Another disturbing factor appeared in the scheme of William Lambert. He had been a member of the Zion Church and seceded with those who formed the Asbury connection. Because the Zion Church refused to appoint him as a minister, and even Asbury refused to hear him preach, he returned from Philadelphia where he had been under the influence of Bishop Richard Allen, from whom he had obtained a license to preach, and endeavored to establish a church for Bishop Allen's denomination. He obtained a school house in Mott Street, and with the assistance of Rev. Mr. White, a member and an ordained deacon, it was fitted for a church.

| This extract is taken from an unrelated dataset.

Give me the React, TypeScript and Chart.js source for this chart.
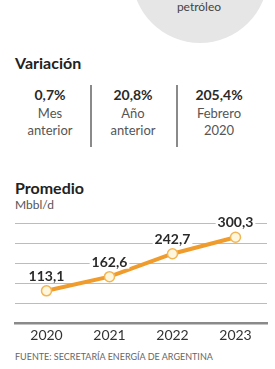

In the meantime Bishop Allen was in touch with some of the official brethren in New York City with a view to extending the jurisdiction of his own church. The supporters of Bishop Allen, moreover, appeared at the opportune moment, when the Zionites were without a building and were also without the direction that it had formerly had from the white Methodists, inasmuch as the latter were disturbed by a schism resulting from differences as to church government.